Automating Configuration Managment

So many choices!  Puppet, Chef, Salt, Ansible!  What’s an organization to do?
We initially went down the Puppet path, as one of our distributed IT organizations invested lots of time in getting Puppet going.  We ended up not going too far down the path as we started using Ansible.
The biggest reason is that Ansible is agentless.  All the commands go over ssh, and there is nothing to install on destination servers.  We’ve run into a couple of issues where the documentation doesn’t match the behavior when developing an Ansible playbook, but nothing insurmountable.
We realize many benefits from having a fully self-documenting infrastructure, and find that it, in concert with git (we use BitBucket b/c of free unlimited private repos for educational institutions), enables the adoption of devops principles.

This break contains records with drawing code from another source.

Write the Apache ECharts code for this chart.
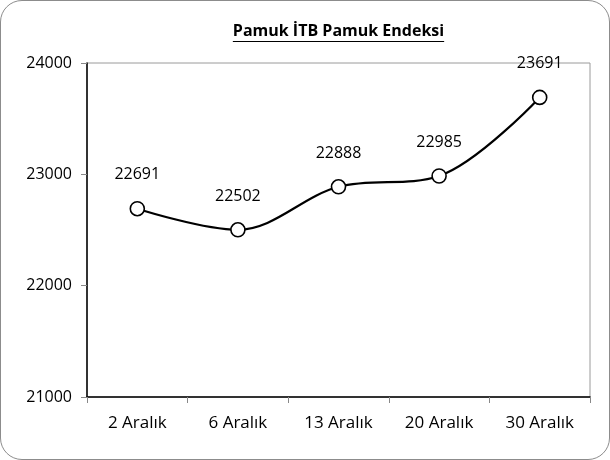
<!DOCTYPE html>
<html>
<head>
<meta charset="utf-8">
<script src="https://cdn.jsdelivr.net/npm/echarts@6/dist/echarts.min.js"></script>
<style>
  html, body { margin: 0; padding: 0; background: #fff; }
  #wrap { width: 610px; height: 460px; box-sizing: border-box; border: 1px solid #8c8c8c; border-radius: 22px; overflow: hidden; }
  #chart { width: 608px; height: 458px; }
</style>
</head>
<body>
<div id="wrap"><div id="chart"></div></div>
<script>
// veriler
var categories = ["2 Aralık", "6 Aralık", "13 Aralık", "20 Aralık", "30 Aralık"];
var values = [22691, 22502, 22888, 22985, 23691];
var yTicks = [21000, 22000, 23000, 24000];
var title = "Pamuk İTB Pamuk Endeksi";

(function() {
  var myChart = echarts.init(document.getElementById("chart"));
  var font = "'Open Sans', Lato, sans-serif";
  var gl = 86, gr = 19;

  // baslik: grid ortasina ortalanmis, alti cizili
  var cx = (gl + (608 - gr)) / 2;
  var ctx = document.createElement("canvas").getContext("2d");
  ctx.font = "bold 16px " + font;
  var w = ctx.measureText(title).width;

  var option = {
    animation: false,
    textStyle: { fontFamily: font },
    grid: {
      left: gl, right: gr, top: 62, bottom: 62,
      show: true, borderColor: "#9a9a9a", borderWidth: 1
    },
    graphic: [
      {
        type: "text", x: cx, y: 30,
        style: { text: title, font: "bold 16px " + font, fill: "#000", align: "center", verticalAlign: "middle" }
      },
      {
        type: "line",
        shape: { x1: cx - w / 2, y1: 40.5, x2: cx + w / 2, y2: 40.5 },
        style: { stroke: "#000", lineWidth: 1 }
      }
    ],
    xAxis: {
      type: "category",
      data: categories,
      boundaryGap: true,
      axisLine: { lineStyle: { color: "#000", width: 1.5 } },
      axisTick: { show: true, length: 6, lineStyle: { color: "#888" } },
      axisLabel: { color: "#000", fontSize: 17, margin: 18, fontFamily: font }
    },
    yAxis: {
      type: "value",
      min: yTicks[0], max: yTicks[yTicks.length - 1], interval: 1000,
      axisLine: { show: true, lineStyle: { color: "#000", width: 1.5 } },
      axisTick: { show: true, length: 6, lineStyle: { color: "#888" } },
      splitLine: { show: false },
      axisLabel: {
        color: "#000", fontSize: 16, margin: 15, fontFamily: font,
        formatter: function(v) { return String(v); }
      }
    },
    series: [
      {
        type: "line",
        data: values,
        smooth: 0.35,
        symbol: "circle",
        symbolSize: 14,
        lineStyle: { color: "#000", width: 2.2 },
        itemStyle: { color: "#fff", borderColor: "#000", borderWidth: 1.6 },
        label: {
          show: true, position: "top", distance: 18,
          color: "#000", fontSize: 16, fontFamily: font
        }
      }
    ]
  };

  myChart.setOption(option);
})();
</script>
</body>
</html>
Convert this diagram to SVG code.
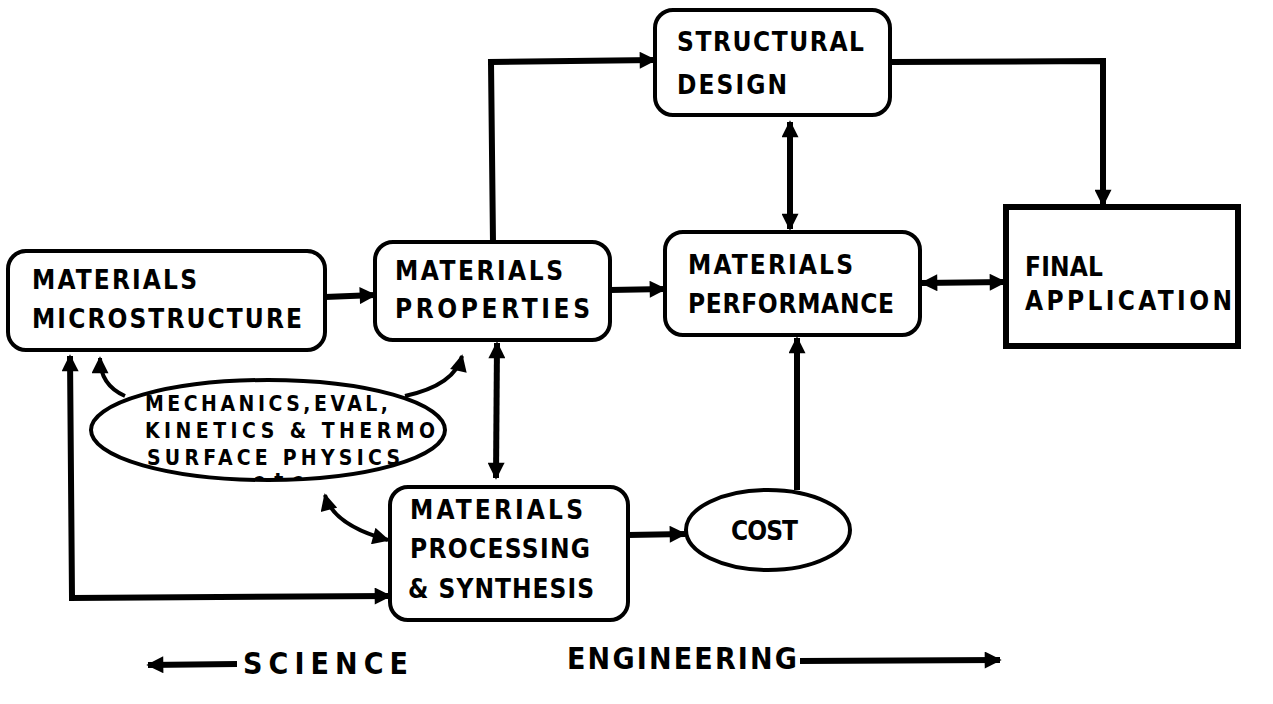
<svg xmlns="http://www.w3.org/2000/svg" width="1273" height="704" viewBox="0 0 1273 704">
  <style>
    .box { fill: #fff; stroke: #000; stroke-width: 4; }
    .sq { fill: #fff; stroke: #000; stroke-width: 6; }
    .lbl { font-family: "DejaVu Sans Condensed", "DejaVu Sans", sans-serif; font-stretch: condensed; font-weight: bold; font-size: 26px; fill: #000; }
    .sm { font-size: 21px; }
    .big { font-size: 30px; }
    .wire { fill: none; stroke: #000; stroke-width: 6; }
    .thin { fill: none; stroke: #000; stroke-width: 4; }
  </style>
  <defs>
    <marker id="head" viewBox="0 0 10 10" refX="9" refY="5" markerWidth="20" markerHeight="17" markerUnits="userSpaceOnUse" orient="auto-start-reverse">
      <path d="M0,0 L10,5 L0,10 Z" fill="#000"/>
    </marker>
    <clipPath id="ellClip">
      <rect x="90" y="360" width="380" height="118"/>
    </clipPath>
  </defs>

  <!-- connectors -->
  <g id="connectors">
    <line class="wire" x1="325" y1="297" x2="375" y2="295" marker-end="url(#head)"/>
    <line class="wire" x1="610" y1="290" x2="665" y2="289" marker-end="url(#head)"/>
    <line class="wire" x1="922" y1="283" x2="1005" y2="282" marker-start="url(#head)" marker-end="url(#head)"/>
    <polyline class="wire" points="493,243 491,62 655,60" marker-end="url(#head)"/>
    <polyline class="wire" points="890,62 1103,61 1103,205" marker-end="url(#head)"/>
    <line class="wire" x1="790" y1="122" x2="790" y2="229" marker-start="url(#head)" marker-end="url(#head)"/>
    <line class="wire" x1="497" y1="343" x2="496" y2="478" marker-start="url(#head)" marker-end="url(#head)"/>
    <line class="wire" x1="628" y1="535" x2="685" y2="534" marker-end="url(#head)"/>
    <line class="wire" x1="797" y1="490" x2="797" y2="338" marker-end="url(#head)"/>
    <polyline class="wire" points="70,356 72,598 390,596" marker-start="url(#head)" marker-end="url(#head)"/>
    <path class="thin" d="M125,396 Q100,385 100,358" marker-end="url(#head)"/>
    <path class="thin" d="M405,396 Q455,385 462,356" marker-end="url(#head)"/>
    <path class="thin" d="M325,495 Q333,525 388,540" marker-start="url(#head)" marker-end="url(#head)"/>
    <line class="wire" x1="237" y1="664" x2="148" y2="665" marker-end="url(#head)"/>
    <line class="wire" x1="800" y1="661" x2="1000" y2="660" marker-end="url(#head)"/>
  </g>

  <g id="microstructure">
    <rect class="box" x="8" y="251" width="317" height="99" rx="18"/>
    <text class="lbl" x="32" y="289" textLength="165" lengthAdjust="spacing">MATERIALS</text>
    <text class="lbl" x="32" y="328" textLength="270" lengthAdjust="spacing">MICROSTRUCTURE</text>
  </g>

  <g id="properties">
    <rect class="box" x="375" y="242" width="235" height="98" rx="18"/>
    <text class="lbl" x="395" y="280" textLength="168" lengthAdjust="spacing">MATERIALS</text>
    <text class="lbl" x="395" y="318" textLength="195" lengthAdjust="spacing">PROPERTIES</text>
  </g>

  <g id="performance">
    <rect class="box" x="665" y="232" width="255" height="103" rx="18"/>
    <text class="lbl" x="688" y="274" textLength="165" lengthAdjust="spacing">MATERIALS</text>
    <text class="lbl" x="688" y="313" textLength="206" lengthAdjust="spacing">PERFORMANCE</text>
  </g>

  <g id="structural-design">
    <rect class="box" x="655" y="10" width="235" height="105" rx="18"/>
    <text class="lbl" x="677" y="51" textLength="187" lengthAdjust="spacing">STRUCTURAL</text>
    <text class="lbl" x="677" y="94" textLength="110" lengthAdjust="spacing">DESIGN</text>
  </g>

  <g id="final-application">
    <rect class="sq" x="1006" y="207" width="232" height="139"/>
    <text class="lbl" x="1025" y="276" textLength="78" lengthAdjust="spacing">FINAL</text>
    <text class="lbl" x="1025" y="310" textLength="207" lengthAdjust="spacing">APPLICATION</text>
  </g>

  <g id="processing">
    <rect class="box" x="390" y="487" width="238" height="133" rx="18"/>
    <text class="lbl" x="410" y="519" textLength="173" lengthAdjust="spacing">MATERIALS</text>
    <text class="lbl" x="410" y="558" textLength="180" lengthAdjust="spacing">PROCESSING</text>
    <text class="lbl" x="408" y="598" textLength="186" lengthAdjust="spacing">&amp; SYNTHESIS</text>
  </g>

  <g id="cost">
    <ellipse class="box" cx="768" cy="530" rx="82" ry="40"/>
    <text class="lbl" x="731" y="540" textLength="67" lengthAdjust="spacing">COST</text>
  </g>

  <g id="disciplines">
    <ellipse class="box" cx="268" cy="430" rx="177" ry="50"/>
    <text class="lbl sm" x="145" y="411" textLength="243" lengthAdjust="spacing">MECHANICS,EVAL,</text>
    <text class="lbl sm" x="145" y="438" textLength="290" lengthAdjust="spacing">KINETICS &amp; THERMO</text>
    <text class="lbl sm" x="147" y="465" textLength="253" lengthAdjust="spacing">SURFACE PHYSICS</text>
    <text class="lbl sm" x="253" y="488" textLength="50" lengthAdjust="spacing" clip-path="url(#ellClip)">etc</text>
  </g>

  <g id="axis-labels">
    <text class="lbl big" x="243" y="674" textLength="165" lengthAdjust="spacing">SCIENCE</text>
    <text class="lbl big" x="567" y="669" textLength="230" lengthAdjust="spacing">ENGINEERING</text>
  </g>
</svg>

At a high level, we have a playbook we call Ansible-Core which contains a variety of roles, maintained by our Platform team.  These roles correspond to specific configurations, including:
  • Ensuring that our traditional Platform/OS engineers have accounts/sudo
  • Account integration with central authentication
  • Common software installation
    • NGINX, configuration of our wildcard SSL certificate chain, etc
When developing a playbook for an individual service, the developer scripting software installation/configuration may encounter a dependency which is not specific to the service.  For example, installation of the AWS CLI (not there by default if you start with a minimal machine config).  Upon realizing that, it leads to a conversation with the Platform team to incorporate the addition of that role into Ansible-Core.  That can happen two ways:
  • By the dev, who issues a pull request to the Platform team.  That team reviews the change and merges as appropriate.
  • By a member of the Platform team
In the process of creating Ansible scripts, conversation between traditional operations folks and developers flows naturally, and we end up with truly reusable chunks of infrastructure code.  Everyone wins, and more importantly, everyone learns!